Take a breath. Remain calm. Listen to yourself. And ignore the madman, Mr. Market, running down the halls screaming out random numbers. Remember that guy is schizo.

You can do it.

A Cautionary Tale from Warren Buffett

In the 1987 Berkshire Hathaway Annual Report, Warren Buffett cautioned investors about the vagaries of Mister Market:

But, like Cinderella at the ball, you must heed one warning or everything will turn into pumpkins and mice: Mr. Market is there to serve you, not to guide you.  It is his pocketbook, not his wisdom, that you will find useful.  If he shows up some day in a particularly foolish mood, you are free to either ignore him or to take advantage of him, but it will be disastrous if you fall under his influence.  Indeed, if you aren’t certain that you understand and can value your business far better than Mr. Market, you don’t belong in the game.  As they say in poker, “If you’ve been in the game 30 minutes and you don’t know who the patsy is, you’re the patsy.”

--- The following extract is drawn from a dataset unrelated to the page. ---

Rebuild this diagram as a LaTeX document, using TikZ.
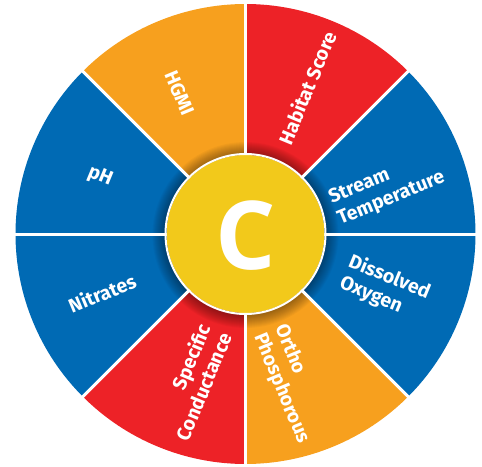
\documentclass[tikz,border=0pt]{standalone}
\usepackage{fontspec}
\setmainfont{Fira Sans}
\newfontfamily\hubfont{Open Sans}
\usepackage{tikz}

\definecolor{wheelblue}{RGB}{0,106,180}
\definecolor{wheelred}{RGB}{237,34,39}
\definecolor{wheelorange}{RGB}{247,160,30}
\definecolor{wheelyellow}{RGB}{242,201,27}

\begin{document}
\begin{tikzpicture}[x=1pt,y=1pt]
            \tikzstyle{every node}+=[inner sep=0pt]
            \tikzstyle{label}=[text=white, font=\bfseries\fontsize{19.5}{23}\selectfont]
            \useasboundingbox (-245.5,-232) rectangle (236.5,234);
            % sectors
            \fill [wheelblue] (0,0) -- (0:230) arc (0:45:230) -- cycle;
            \fill [wheelred] (0,0) -- (45:230) arc (45:90:230) -- cycle;
            \fill [wheelorange] (0,0) -- (90:230) arc (90:135:230) -- cycle;
            \fill [wheelblue] (0,0) -- (135:230) arc (135:180:230) -- cycle;
            \fill [wheelblue] (0,0) -- (180:230) arc (180:225:230) -- cycle;
            \fill [wheelred] (0,0) -- (225:230) arc (225:270:230) -- cycle;
            \fill [wheelorange] (0,0) -- (270:230) arc (270:315:230) -- cycle;
            \fill [wheelblue] (0,0) -- (315:230) arc (315:360:230) -- cycle;
            % shadow round the hub
            \foreach \r in {81,...,93}
                \fill [black, opacity=0.03] (0,-1) circle (\r);
            % dividers
            \foreach \a in {0,45,...,315}
                \draw [white, line width=3] (0,0) -- (\a:231);
            % hub
            \fill [wheelyellow] (0,0) circle (79);
            \draw [white, line width=2] (0,0) circle (80);
            \node (hub) at (0.5,-2) {\hubfont\bfseries\fontsize{95}{95}\selectfont\color{white}C};
            % labels
            \node [label, rotate=-67.5] (hgmi) at (-65.5,141) {HGMI};
            \node [label, rotate=67.5] (habitat) at (61.5,146) {Habitat Score};
            \node [label, rotate=22.5, align=left] (stream) at (141.5,46) {Stream\\Temperature};
            \node [label, rotate=-22.5, align=left] (oxygen) at (139.5,-54) {Dissolved\\Oxygen};
            \node [label, rotate=-67.5, align=left] (ortho) at (46.5,-150) {Ortho\\Phosphorous};
            \node [label, rotate=67.5, align=right] (conductance) at (-52.5,-148) {Specific\\Conductance};
            \node [label, rotate=22.5] (nitrates) at (-143.5,-59) {Nitrates};
            \node [label, rotate=-22.5] (ph) at (-145.5,57) {pH};
\end{tikzpicture}
\end{document}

What is a Gross Income Multiplier?

When calculating a back-of-the-envelope valuation of a potential real estate investment, the most appropriate method is to use the property’s Gross Income Multiplier (GIM).

It’s fairly simple.

Just add up all the rents received to calculate gross revenues. Then take the cost of the asset and divide by those gross revenues. Sometimes, like if you’ve owned the property for more than a few years, it may be useful to use the current appraised value of the asset.

It’s not a perfect valuation tool but it’s fast and GIM gives you a great way to compare assets on an apples-to-apples (sort of) basis. I mentioned this technique on a Quora post a few months ago. And for some reason that post has been revisited 5,500 times. I think the post keeps getting pinged because the method is so easy. You can do it in your head and actually be pretty accurate. Although I do occasionally evaluate my rental property portfolio in this manner, one of the best ways to use GIM is to use it to gauge the health of a local real estate market.

Let’s look at the local property market where I currently live – Shanghai, China.

On the national level, the Chinese real estate market as a whole has been on a steep upward trajectory almost since the government first engaged in the “largest urban housing reform in the world” beginning with privatization reforms as far back as 1986. A landless populace rapidly increased their property ownership from 0% to 50% as the gradual reforms were put in place. Not only was this ascent aided by an enormous demographic tailwind, but also by a nonexistent property tax policy and lax restrictions on lending by government-owned banks to government-owns firms that engage in construction and real estate development. Some of those firms weren’t even real estate companies to begin with, but they figured “Hey, why not? Everybody else is doing it!”

Yes, that sentiment is always a good reason to invest.